- _Available data_:

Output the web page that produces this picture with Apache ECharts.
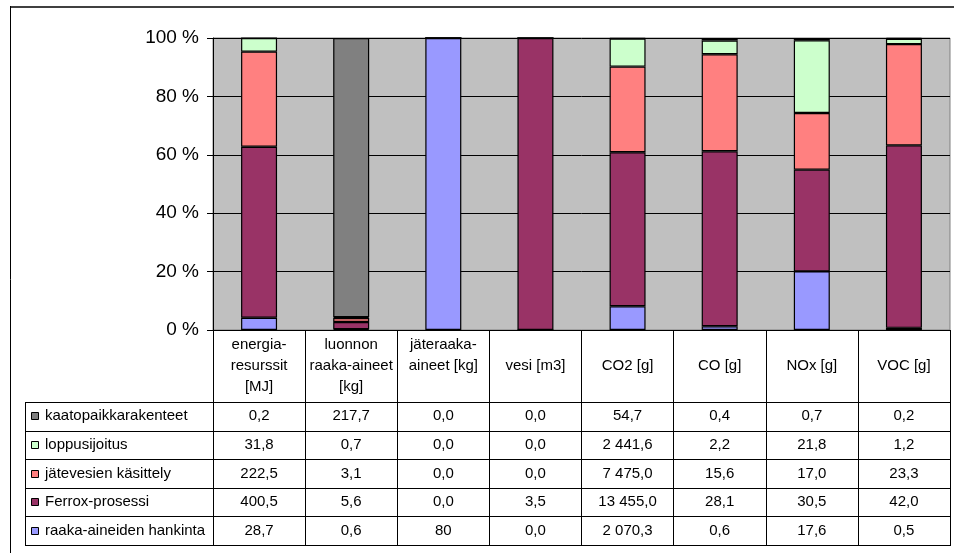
<!DOCTYPE html>
<html>
<head>
<meta charset="utf-8">
<title>Ympäristökuormitusten jakautuminen</title>
<script src="https://cdn.jsdelivr.net/npm/echarts@6/dist/echarts.min.js"></script>
<style>
  html, body { margin: 0; padding: 0; background: #fff; }
  #chart { width: 954px; height: 553px; }
</style>
</head>
<body>
<div id="chart"></div>
<script>
// Impact categories (columns)
const categories = ['energia-resurssit [MJ]', 'luonnon raaka-aineet [kg]', 'jäteraaka-aineet [kg]', 'vesi [m3]', 'CO2 [g]', 'CO [g]', 'NOx [g]', 'VOC [g]'];
// Header text as wrapped in the table head
const headerLabels = ['energia-\nresurssit\n[MJ]', 'luonnon\nraaka-aineet\n[kg]', 'jäteraaka-\naineet [kg]\n ', 'vesi [m3]', 'CO2 [g]', 'CO [g]', 'NOx [g]', 'VOC [g]'];

// Life-cycle stages, bottom of the stack first
const stageNames = ['raaka-aineiden hankinta', 'Ferrox-prosessi', 'jätevesien käsittely', 'loppusijoitus', 'kaatopaikkarakenteet'];

// Values per stage, as printed in the data table
const raakaAineidenHankinta = ['28,7', '0,6', '80', '0,0', '2 070,3', '0,6', '17,6', '0,5'];
const ferroxProsessi = ['400,5', '5,6', '0,0', '3,5', '13 455,0', '28,1', '30,5', '42,0'];
const jatevesienKasittely = ['222,5', '3,1', '0,0', '0,0', '7 475,0', '15,6', '17,0', '23,3'];
const loppusijoitus = ['31,8', '0,7', '0,0', '0,0', '2 441,6', '2,2', '21,8', '1,2'];
const kaatopaikkarakenteet = ['0,2', '217,7', '0,0', '0,0', '54,7', '0,4', '0,7', '0,2'];

const yTicks = [0, 20, 40, 60, 80, 100];

const stageValues = [raakaAineidenHankinta, ferroxProsessi, jatevesienKasittely, loppusijoitus, kaatopaikkarakenteet];
const stageColors = ['#9999FF', '#993366', '#FF8080', '#CCFFCC', '#808080'];

const FONT = '"Liberation Sans", Arial, sans-serif';
const TABLE_FONT_SIZE = 15;

const parseFi = s => parseFloat(s.replace(/\s/g, '').replace(',', '.'));
const numeric = stageValues.map(arr => arr.map(parseFi));
const totals = categories.map((_, c) => numeric.reduce((sum, arr) => sum + arr[c], 0));

const chart = echarts.init(document.getElementById('chart'), null, { renderer: 'canvas' });

const series = stageNames.map((name, s) => ({
  name: name,
  type: 'bar',
  stack: 'share',
  barWidth: 36,
  itemStyle: { color: stageColors[s], borderColor: '#000', borderWidth: 1.2 },
  emphasis: { disabled: true },
  data: numeric[s].map((v, c) => totals[c] ? v / totals[c] * 100 : 0)
}));

const gridBottomY = 330;
const tableBottomY = 545;

chart.setOption({
  animation: false,
  backgroundColor: '#fff',
  grid: {
    left: 213, right: 4, top: 38, bottom: 553 - gridBottomY,
    show: true, backgroundColor: '#C0C0C0', borderColor: '#808080', borderWidth: 1
  },
  xAxis: {
    type: 'category',
    data: categories,
    boundaryGap: true,
    axisLine: { show: true, lineStyle: { color: '#000', width: 1 } },
    axisTick: { show: true, length: tableBottomY - gridBottomY, lineStyle: { color: '#000', width: 1 } },
    axisLabel: {
      interval: 0,
      margin: 36,
      verticalAlign: 'middle',
      lineHeight: 21,
      fontSize: TABLE_FONT_SIZE,
      fontFamily: FONT,
      color: '#000',
      formatter: (val, idx) => headerLabels[idx]
    },
    splitLine: { show: false }
  },
  yAxis: {
    type: 'value',
    min: yTicks[0],
    max: yTicks[yTicks.length - 1],
    interval: yTicks[1] - yTicks[0],
    axisLine: { show: true, lineStyle: { color: '#000', width: 1 } },
    axisTick: { show: true, length: 6, lineStyle: { color: '#000' } },
    axisLabel: { formatter: '{value} %', fontSize: 19, fontFamily: FONT, color: '#000', margin: 14 },
    splitLine: { show: true, lineStyle: { color: '#000', width: 1 } }
  },
  series: series
});

// Data table below the plot, aligned to the category axis
function drawTable() {
  const colCenters = categories.map((_, i) => chart.convertToPixel({ xAxisIndex: 0 }, i));
  const half = (colCenters[1] - colCenters[0]) / 2;
  const tableLeft = 25;
  const tableRight = colCenters[colCenters.length - 1] + half;
  const headBottom = 402;
  const rowH = (tableBottomY - headBottom) / stageNames.length;
  const els = [];

  // Chart frame
  els.push({ type: 'line', shape: { x1: 10, y1: 7, x2: 954, y2: 7 }, style: { stroke: '#404040', lineWidth: 2 }, z: 100 });
  els.push({ type: 'line', shape: { x1: 10.5, y1: 6, x2: 10.5, y2: 553 }, style: { stroke: '#000', lineWidth: 1 }, z: 100 });

  // Right edge of the table head
  els.push({ type: 'line', shape: { x1: Math.round(tableRight) + 0.5, y1: gridBottomY, x2: Math.round(tableRight) + 0.5, y2: tableBottomY }, style: { stroke: '#000', lineWidth: 1 }, z: 100 });
  // Legend column left edge
  els.push({ type: 'line', shape: { x1: tableLeft + 0.5, y1: headBottom, x2: tableLeft + 0.5, y2: tableBottomY }, style: { stroke: '#000', lineWidth: 1 }, z: 100 });

  // Row rules
  for (let r = 0; r <= stageNames.length; r++) {
    const y = Math.round(headBottom + r * rowH) + 0.5;
    els.push({ type: 'line', shape: { x1: tableLeft, y1: y, x2: Math.round(tableRight) + 1, y2: y }, style: { stroke: '#000', lineWidth: 1 }, z: 100 });
  }

  // Rows: top row is the top of the stack
  for (let r = 0; r < stageNames.length; r++) {
    const s = stageNames.length - 1 - r;
    const cy = headBottom + r * rowH + rowH / 2;
    els.push({
      type: 'rect',
      shape: { x: 31.5, y: Math.round(cy - 4) + 0.5, width: 7, height: 7 },
      style: { fill: stageColors[s], stroke: '#000', lineWidth: 1 }, z: 100
    });
    els.push({
      type: 'text', x: 45, y: cy,
      style: { text: stageNames[s], fontSize: TABLE_FONT_SIZE, fontFamily: FONT, fill: '#000', textAlign: 'left', textVerticalAlign: 'middle' },
      z: 100
    });
    stageValues[s].forEach((txt, c) => {
      els.push({
        type: 'text', x: colCenters[c], y: cy,
        style: { text: txt, fontSize: TABLE_FONT_SIZE, fontFamily: FONT, fill: '#000', textAlign: 'center', textVerticalAlign: 'middle' },
        z: 100
      });
    });
  }
  chart.setOption({ graphic: { elements: els } });
}
drawTable();
</script>
</body>
</html>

- _Required work_: Set the lines above down again, word for word, from the first through the one containing "const stageNames = ['raaka-aineiden"; pictures excluded.

- _Final result_:
Output the web page that produces this picture with Apache ECharts.
<!DOCTYPE html>
<html>
<head>
<meta charset="utf-8">
<title>Ympäristökuormitusten jakautuminen</title>
<script src="https://cdn.jsdelivr.net/npm/echarts@6/dist/echarts.min.js"></script>
<style>
  html, body { margin: 0; padding: 0; background: #fff; }
  #chart { width: 954px; height: 553px; }
</style>
</head>
<body>
<div id="chart"></div>
<script>
// Impact categories (columns)
const categories = ['energia-resurssit [MJ]', 'luonnon raaka-aineet [kg]', 'jäteraaka-aineet [kg]', 'vesi [m3]', 'CO2 [g]', 'CO [g]', 'NOx [g]', 'VOC [g]'];
// Header text as wrapped in the table head
const headerLabels = ['energia-\nresurssit\n[MJ]', 'luonnon\nraaka-aineet\n[kg]', 'jäteraaka-\naineet [kg]\n ', 'vesi [m3]', 'CO2 [g]', 'CO [g]', 'NOx [g]', 'VOC [g]'];

// Life-cycle stages, bottom of the stack first
const stageNames = ['raaka-aineiden hankinta', 'Ferrox-prosessi', 'jätevesien käsittely', 'loppusijoitus', 'kaatopaikkarakenteet'];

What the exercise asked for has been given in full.